Dabei gab (gibt?) es, wie sich immer mehr herausstellt, eine sehr enge Beziehung zwischen der mächtigen Novomatic, dem größten Glücksspielkonzern Europas, und der ÖVP. Das reicht vom Sponsoring diverser Organisationen, bei denen Wolfgang Sobotka involviert ist, bis hin zu regelmäßigen Frühstücksaudienzen Sebastian Kurz’ bei Novomatic-Eigentümer Johann Graf.
Dass die ÖVP auf diesbezügliche Vorwürfe hier übersensibel reagiert, hat seine Gründe: Bereits im Wahlkampf 2017 hatte man doppelt so viel Geld im Wahlkampf ausgegeben, als erlaubt war, und wurde dazu zu einer Geldstrafe von 880.000 Euro verdonnert. Der Schuldenstand der Kurz-Truppe betrug damals gut 30 Millionen Euro - Geld, das man nicht zuletzt durch zahlreiche edle Spender hereinzubringen hoffte.

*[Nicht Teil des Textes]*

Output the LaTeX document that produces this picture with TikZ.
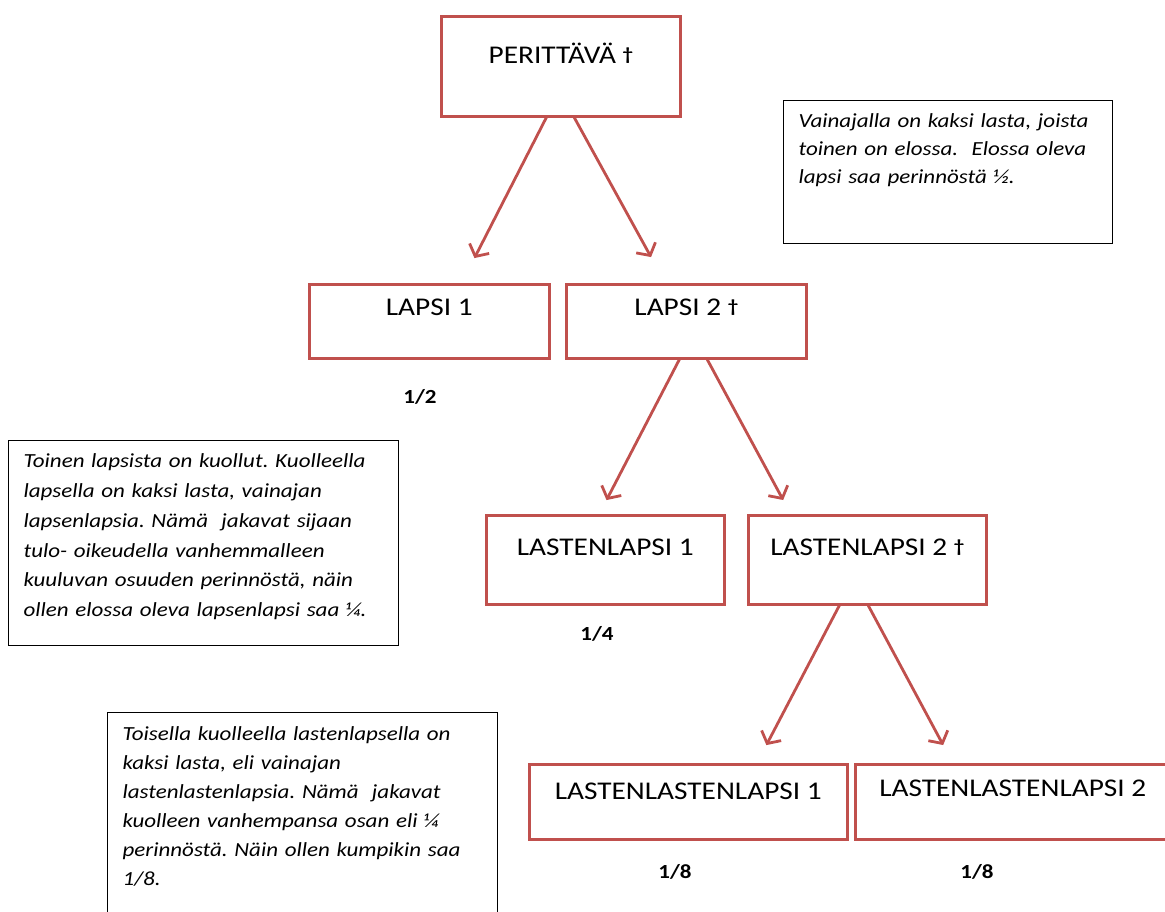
\documentclass[tikz,border=0pt]{standalone}
\usepackage{fontspec}
\setmainfont{Carlito}[FakeStretch=1.15]
\usetikzlibrary{arrows.meta}
\definecolor{kinred}{HTML}{C0504D}
\newcommand{\deceased}{\ {\bfseries\fontsize{18}{18}\selectfont\raisebox{3pt}{†}}}
\frenchspacing
\begin{document}
\begin{tikzpicture}[
        x=1pt, y=-1pt,
        member/.style n args={3}{
            draw=kinred,
            line width=2.6pt,
            anchor=north west,
            inner sep=0pt,
            minimum width=#1pt,
            text height=#2pt,
            text depth=#3pt,
            font=\fontsize{25.5}{30}\selectfont
        },
        note/.style={
            draw,
            line width=1.2pt,
            anchor=north west,
            align=left,
            inner xsep=15pt,
            inner ysep=0pt,
            font=\itshape\fontsize{20}{29}\selectfont
        },
        share/.style={anchor=base, font=\bfseries\fontsize{20}{20}\selectfont},
        descent/.style={-{Straight Barb[length=9pt,width=22pt]}, draw=kinred, line width=2.8pt}
    ]
        \useasboundingbox (0,0) rectangle (1165,912);

        \node[member={239}{47}{53}] (perittava) at (440,15) {PERITTÄVÄ\deceased};
        \node[member={240}{31}{43}] (lapsi1) at (308,283) {LAPSI 1};
        \node[member={240}{31}{43}] (lapsi2) at (565,283) {LAPSI 2\deceased};
        \node[member={238}{40}{49}] (lastenlapsi1) at (485,514) {LASTENLAPSI 1};
        \node[member={238}{40}{49}] (lastenlapsi2) at (747,514) {LASTENLAPSI 2\deceased};
        \node[member={318}{35}{40}] (llapsi1) at (528,763) {LASTENLASTENLAPSI 1};
        \node[member={315}{32}{43}] (llapsi2) at (854,763) {LASTENLASTENLAPSI 2};

        \node[share] (osuus1) at (420,403) {1/2};
        \node[share] (osuus2) at (597,640) {1/4};
        \node[share] (osuus3) at (675,878) {1/8};
        \node[share] (osuus4) at (977,878) {1/8};

        \node[note, text width=299pt, text height=27pt, text depth=116pt, font=\itshape\fontsize{20}{28}\selectfont] (selitys1) at (783,100)
            {Vainajalla on kaksi lasta, joista\\ toinen on elossa.~ Elossa oleva\\ lapsi saa perinnöstä ½.};
        \node[note, text width=360pt, text height=27pt, text depth=178pt, font=\itshape\fontsize{20}{29.8}\selectfont] (selitys2) at (8,440)
            {Toinen lapsista on kuollut. Kuolleella\\ lapsella on kaksi lasta, vainajan\\ lapsenlapsia. Nämä~ jakavat sijaan\\ tulo- oikeudella vanhemmalleen\\ kuuluvan osuuden perinnöstä, näin\\ ollen elossa oleva lapsenlapsi saa ¼.};
        \node[note, text width=360pt, text height=28pt, text depth=185pt] (selitys3) at (107,712)
            {Toisella kuolleella lastenlapsella on\\ kaksi lasta, eli vainajan\\ lastenlastenlapsia. Nämä~ jakavat\\ kuolleen vanhempansa osan eli ¼\\ perinnöstä. Näin ollen kumpikin saa\\ 1/8.};

        \draw[descent, shorten >=28pt] ([xshift=-14.5pt]perittava.south) -- ([xshift=32.4pt]lapsi1.north);
        \draw[descent, shorten >=29.6pt] ([xshift=13.5pt]perittava.south) -- ([xshift=-21pt]lapsi2.north);
        \draw[descent, shorten >=15.7pt] ([xshift=-7pt]lapsi2.south) -- ([xshift=-6pt]lastenlapsi1.north);
        \draw[descent, shorten >=15.9pt] ([xshift=21pt]lapsi2.south) -- ([xshift=-76.6pt]lastenlapsi2.north);
        \draw[descent, shorten >=20.2pt] ([xshift=-28pt]lastenlapsi2.south) -- ([xshift=68.7pt]llapsi1.north);
        \draw[descent, shorten >=20.4pt] ([xshift=1pt]lastenlapsi2.south) -- ([xshift=-60pt]llapsi2.north);
    \end{tikzpicture}
\end{document}
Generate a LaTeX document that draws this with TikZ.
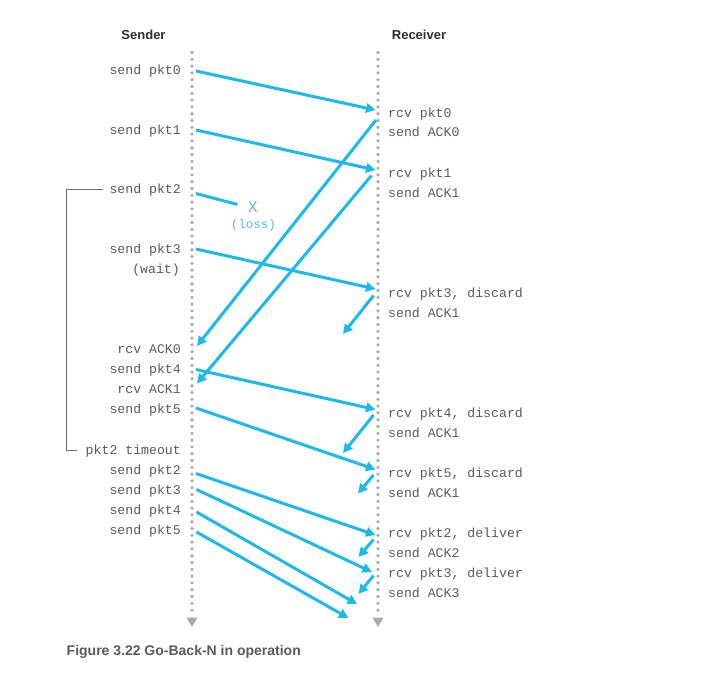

Und diese fanden sich zuhauf. Die von Medien 2019 aufgedeckte Liste der Gönner ist lang, darunter kleine Unternehmer mit ein paar tausend Euro, aber auch schwerreiche Familien wie die Ortners (Porr-Hauptaktionäre) oder die Millionenerbin Heidi Goess-Horten, die jeweils bis zu einer Million Euro hinblätterten, im Fall Goess-Horten praktisch gestückelt in monatliche 49.000-Euro-Tranchen, damit die Summe für den Rechnungshof unsichtbar bleiben konnte. Dass diese Leute sich für ihre Großherzigkeit gewisse Gegenleistungen erwartet haben (und erwarten), würden wohl nur Fantasten abstreiten.
Wie zur Bestätigung erfolgte im Sommer 2020 eine Anzeige bei der Staatsanwaltschaft zum "Projekt Ballhausplatz", in der genau beschrieben wurde, wie ein kleiner Kreis Auserwählter um Parteichef Kurz zuerst innerhalb der ÖVP die Führung an sich gerissen hatte, um das Gleiche danach auch am Ballhausplatz im Bundeskanzleramt zu tun. Der offensichtliche Insider zeigte neben Kurz und Blümel auch Landwirtschaftsministerin Elisabeth Köstinger, ÖVP-Generalsekretär Alexander Melchior und dessen Vorgänger Stefan Steiner an. Die Vorwürfe lauten auf Amtsmissbrauch, Korruption und Bildung einer kriminellen Vereinigung. Der Verfasser beschreibt detailliert, wie die Sponsoren bei Laune gehalten wurden, indem man ihnen das Blaue vom Himmel versprach, eine Art "Kaufhaus Neue Volkspartei" sozusagen.
Erinnert man sich dann noch an die "Schredder-Affäre", bei der jüngsten Informationen zufolge doch Festplatten eines PC oder Laptops zerstört worden sein sollen, so formt sich ein Sittenbild, das in etwa dem entspricht, womit zwei ehemalige FPÖ-Spitzenpolitiker in Feierlaune eine falsche "Oligarchen-Nichte" beeindrucken wollten. Mit dem Unterschied, dass die "Causa ÖVP" sehr real erscheint.